After the CBC’s ombudsman received 300 e-mails, management caved. CBC News publisher John Cruickshank weighed in with the judgment that Mallick’s column was “viciously personal, grossly hyperbolic, and intensely partisan” and announced that it had been pulled from the site. Moreover, Cruickshank offered, CBCNews.ca “displays a very narrow range on its pages…” and he assured readers that this problem “is being immediately addressed”. He promised his organization “will soon expand the diversity of voices and opinions and be home to a diverse group of writers with many perspectives”.

Cruickshank’s promise of greater diversity (bring in more right-wing writers) lends credence to the view he is a Trojan horse placed inside the Mother Corp’s walls by Stephen Harper to assist in undermining and marginalizing public broadcasting. Libertarians and social conservatives across the continent loathe the CBC. They want it gone. So do commercial-media owners. CanWest Global founder Izzy Asper made no secret of the fact he lusted after CBC Television’s $300 million in revenues.

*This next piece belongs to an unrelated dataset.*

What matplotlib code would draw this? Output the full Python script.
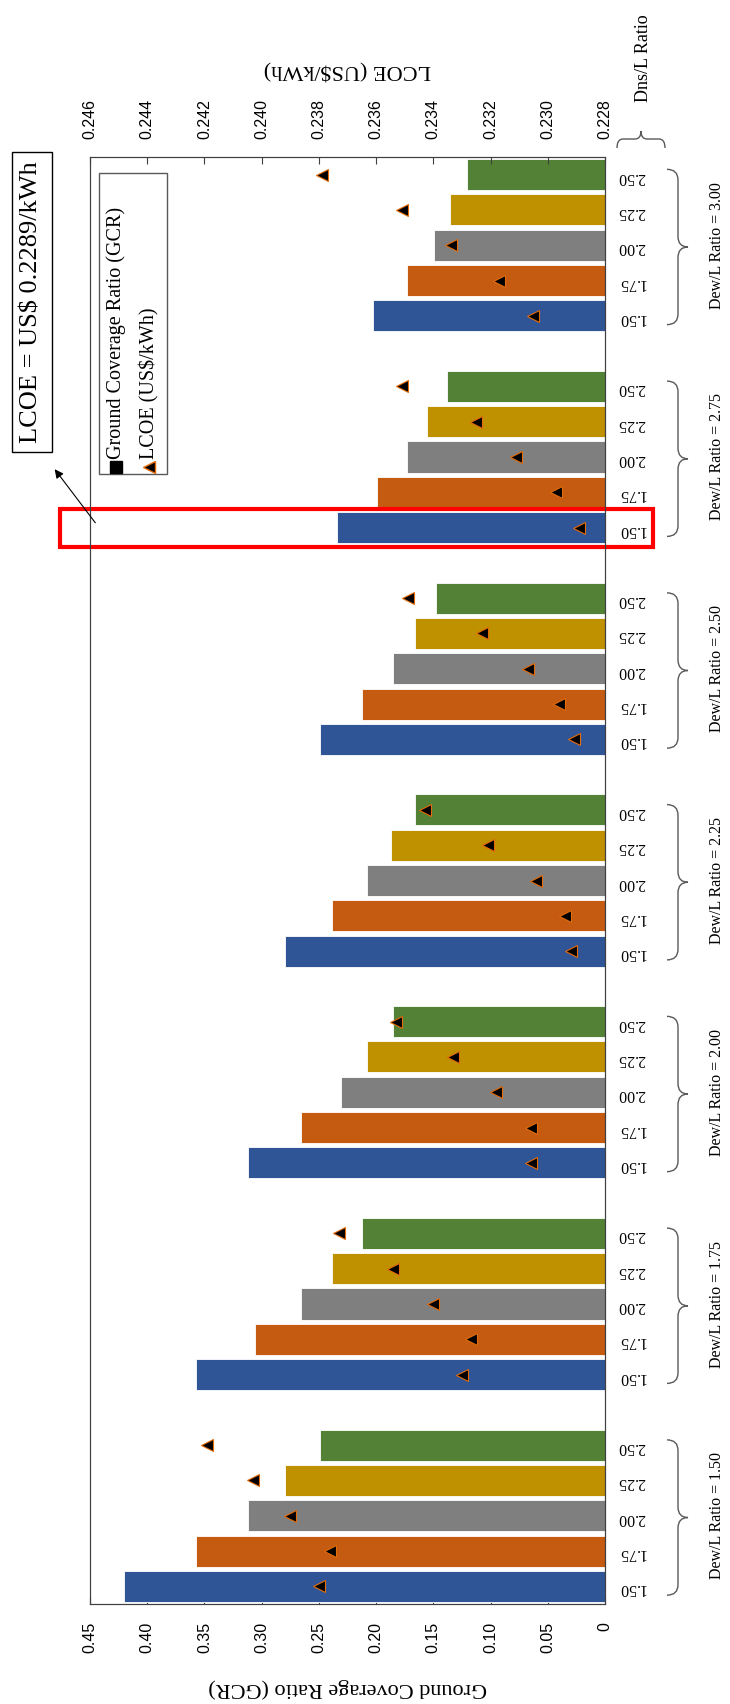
import matplotlib
matplotlib.use("Agg")
import matplotlib.pyplot as plt
from matplotlib import transforms
from matplotlib.lines import Line2D
from matplotlib.patches import FancyArrowPatch, PathPatch, Rectangle
from matplotlib.path import Path

plt.rcParams["font.family"] = ["Liberation Serif", "DejaVu Serif"]

W, H = 730, 1704

dew_ratios = ["1.50", "1.75", "2.00", "2.25", "2.50", "2.75", "3.00"]
dns_ratios = ["1.50", "1.75", "2.00", "2.25", "2.50"]

# ground coverage ratio, one row per Dew/L ratio, columns follow dns_ratios
gcr = [
    [0.4201, 0.3578, 0.3116, 0.2800, 0.2489],
    [0.3578, 0.3055, 0.2659, 0.2384, 0.2125],
    [0.3116, 0.2659, 0.2307, 0.2080, 0.1849],
    [0.2800, 0.2384, 0.2080, 0.1874, 0.1663],
    [0.2489, 0.2125, 0.1849, 0.1663, 0.1477],
    [0.2339, 0.1991, 0.1728, 0.1558, 0.1384],
    [0.2024, 0.1728, 0.1493, 0.1356, 0.1206],
]

# levelised cost of energy (US$/kWh), same layout
lcoe = [
    [0.2380, 0.2376, 0.2390, 0.2403, 0.2419],
    [0.2330, 0.2327, 0.2340, 0.2354, 0.2373],
    [0.2306, 0.2306, 0.2318, 0.2333, 0.2353],
    [0.2292, 0.2294, 0.2304, 0.2321, 0.2343],
    [0.2291, 0.2296, 0.2307, 0.2323, 0.2349],
    [0.2289, 0.2297, 0.2311, 0.2325, 0.2351],
    [0.2305, 0.2317, 0.2334, 0.2351, 0.2379],
]

gcr_ticks = [0, 0.05, 0.10, 0.15, 0.20, 0.25, 0.30, 0.35, 0.40, 0.45]
lcoe_ticks = [0.228, 0.230, 0.232, 0.234, 0.236, 0.238, 0.240, 0.242, 0.244, 0.246]

best = ("2.75", "1.50")
best_label = "LCOE = US\\$ 0.2289/kWh"

bar_colors = ["#2F5597", "#C55A11", "#7F7F7F", "#BF9000", "#538135"]
marker_edge = "#E46C0A"
frame_color = "#404040"
SANS = ["Liberation Sans", "DejaVu Sans"]


def fig_xy(x, y):
    """pixel position (from top-left) -> figure fraction"""
    return x / W, 1 - y / H


fig = plt.figure(figsize=(W / 100, H / 100), dpi=100)
ax_left, ax_right, ax_top, ax_bottom = 90, 605, 157, 1604
ax = fig.add_axes([ax_left / W, 1 - ax_bottom / H,
                   (ax_right - ax_left) / W, (ax_bottom - ax_top) / H])

n_dew, n_dns = len(dew_ratios), len(dns_ratios)
group_step = n_dns + 1


def slot(i, j):
    # top of the chart is the last Dew/L group, highest Dns/L first
    return (n_dew - 1 - i) * group_step + (n_dns - 1 - j)


ytick_pos, ytick_lab = [], []
for i, dew in enumerate(dew_ratios):
    pos = [slot(i, j) for j in range(n_dns)]
    ax.barh(pos, gcr[i], height=0.88, color=bar_colors,
            edgecolor="white", linewidth=0.6, zorder=2)
    ytick_pos += pos
    ytick_lab += dns_ratios

n_slots = n_dew * group_step - 1
ax.set_ylim(n_slots - 0.5, -0.5)
ax.set_xlim(0.45, 0)

ax.set_xticks(gcr_ticks)
ax.set_xticklabels(["0"] + [f"{t:.2f}" for t in gcr_ticks[1:]], family=SANS)
ax.tick_params(axis="x", direction="in", length=5, width=0.8, pad=13,
               labelrotation=90, labelsize=11.5, color=frame_color)

ax.yaxis.tick_right()
ax.set_yticks(ytick_pos)
ax.set_yticklabels(ytick_lab)
ax.tick_params(axis="y", direction="in", length=4, width=0.8, pad=9,
               labelrotation=180, labelsize=11.5, color=frame_color)

for sp in ax.spines.values():
    sp.set_color(frame_color)
    sp.set_linewidth(0.8)

# LCOE on the secondary (top) axis
ax2 = ax.twiny()
ax2.set_xlim(0.246, 0.228)
for i in range(n_dew):
    pos = [slot(i, j) for j in range(n_dns)]
    ax2.plot(lcoe[i], pos, linestyle="none", marker="<", ms=9,
             mfc="black", mec=marker_edge, mew=0.8, zorder=3)
ax2.set_xticks(lcoe_ticks)
ax2.set_xticklabels([f"{t:.3f}" for t in lcoe_ticks], family=SANS)
ax2.tick_params(axis="x", direction="in", length=5, width=0.8, pad=13,
                labelrotation=90, labelsize=11.5, color=frame_color)
for sp in ax2.spines.values():
    sp.set_color(frame_color)
    sp.set_linewidth(0.8)

ax.set_xlabel("Ground Coverage Ratio (GCR)", fontsize=16, rotation=180,
              va="center")
ax.xaxis.set_label_coords(0.5, (ax_bottom - 1688) / (ax_bottom - ax_top))
ax2.set_xlabel("LCOE (US\\$/kWh)", fontsize=16, rotation=180, va="center")
ax2.xaxis.set_label_coords(0.5, (ax_bottom - 70) / (ax_bottom - ax_top))

# braces grouping the bars by Dew/L ratio
blend = transforms.blended_transform_factory(ax.transAxes, ax.transData)
ax_w = ax_right - ax_left
bx0, bx1, bx2 = [(p - ax_left) / ax_w for p in (667, 678, 688)]
codes = [Path.MOVETO, Path.CURVE3, Path.CURVE3, Path.LINETO,
         Path.CURVE3, Path.CURVE3, Path.CURVE3, Path.CURVE3,
         Path.LINETO, Path.CURVE3, Path.CURVE3]
for i, dew in enumerate(dew_ratios):
    s_top, s_bot = slot(i, n_dns - 1), slot(i, 0)
    yt, yb = s_top - 0.15, s_bot + 0.25
    ym, r = (yt + yb) / 2, 0.3
    verts = [(bx0, yt), (bx1, yt), (bx1, yt + r), (bx1, ym - r),
             (bx1, ym), (bx2, ym), (bx1, ym), (bx1, ym + r),
             (bx1, yb - r), (bx1, yb), (bx0, yb)]
    ax.add_patch(PathPatch(Path(verts, codes), transform=blend, fill=False,
                           ec="#595959", lw=1.0, clip_on=False))
    ax.text((717 - ax_left) / ax_w, (s_top + s_bot) / 2, f"Dew/L Ratio = {dew}",
            transform=blend, rotation=90, ha="center", va="center",
            fontsize=11.5)

# brace over the Dns/L tick labels
hx0, hx1, hxm = 617, 665, 641
hy0, hy1, hy2 = 148, 139, 131
hverts = [fig_xy(hx0, hy0), fig_xy(hx0, hy1), fig_xy(hx0 + 6, hy1),
          fig_xy(hxm - 6, hy1), fig_xy(hxm, hy1), fig_xy(hxm, hy2),
          fig_xy(hxm, hy1), fig_xy(hxm + 6, hy1), fig_xy(hx1 - 6, hy1),
          fig_xy(hx1, hy1), fig_xy(hx1, hy0)]
fig.add_artist(PathPatch(Path(hverts, codes), transform=fig.transFigure,
                         fill=False, ec="#595959", lw=1.0))
fig.text(*fig_xy(643, 58), "Dns/L Ratio", rotation=90, ha="center",
         va="center", fontsize=13)

# highlight the cheapest configuration
bi, bj = dew_ratios.index(best[0]), dns_ratios.index(best[1])
bs = slot(bi, bj)
rx0, rx1 = 0.4762, -0.0419
ax.add_patch(Rectangle((rx1, bs - 0.54), rx0 - rx1, 1.08, fill=False,
                       ec="#FF0000", lw=3, clip_on=False, zorder=5))

fig.text(*fig_xy(32, 302), best_label, rotation=90, ha="center", va="center",
         fontsize=19,
         bbox=dict(boxstyle="square,pad=0.35", fc="white", ec="black", lw=1.0))
fig.add_artist(FancyArrowPatch(fig_xy(97, 525), fig_xy(53, 467),
                               transform=fig.transFigure, arrowstyle="-|>",
                               mutation_scale=13, lw=0.8, color="black"))

# legend, drawn by hand because it reads sideways
lx0, ly0, lx1, ly1 = 99, 173, 167, 474
fig.add_artist(Rectangle(fig_xy(lx0, ly1), (lx1 - lx0) / W, (ly1 - ly0) / H,
                         transform=fig.transFigure, fc="white",
                         ec="#595959", lw=1.0))
fig.add_artist(Line2D([116 / W], [1 - 467 / H], transform=fig.transFigure,
                      marker="s", ms=8, color="black", linestyle="none"))
fig.text(*fig_xy(116, 459), "Ground Coverage Ratio (GCR)", rotation=90,
         ha="center", va="bottom", fontsize=14.5)
fig.add_artist(Line2D([149 / W], [1 - 467 / H], transform=fig.transFigure,
                      marker="<", ms=8, mfc="black", mec=marker_edge,
                      linestyle="none"))
fig.text(*fig_xy(149, 459), "LCOE (US\\$/kWh)", rotation=90,
         ha="center", va="bottom", fontsize=14.5)

fig.savefig("out.png", dpi=100)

Yet Cruickshank’s vow to expand diversity at the CBC is ironic, given that he was responsible for narrowing diversity after Conrad Black appointed him editor in chief of the Vancouver Sun 13 years ago. A 1998 study by Simon Fraser University’s NewsWatch Canada found that under Cruickshank’s watch, the leaky-condo crisis was censored from the Sun’s pages, perhaps in deference to the paper’s developer advertisers; advocacy and grassroots sources were provided less access to the paper; the amount and favourability of business coverage was greatly increased in comparison to labour coverage; stories about poverty declined in the paper even as poverty increased in the province; and Conrad Black and his company, Hollinger, were both covered less critically in the paper than before Black and Cruickshank took over.

With the CBC on the defensive, the enemy inside the gates, and the commercial media waging relentless warfare, it won’t be too long before the call goes out from the CBC’s Toronto bunker: “Mark Steyn, where are you?”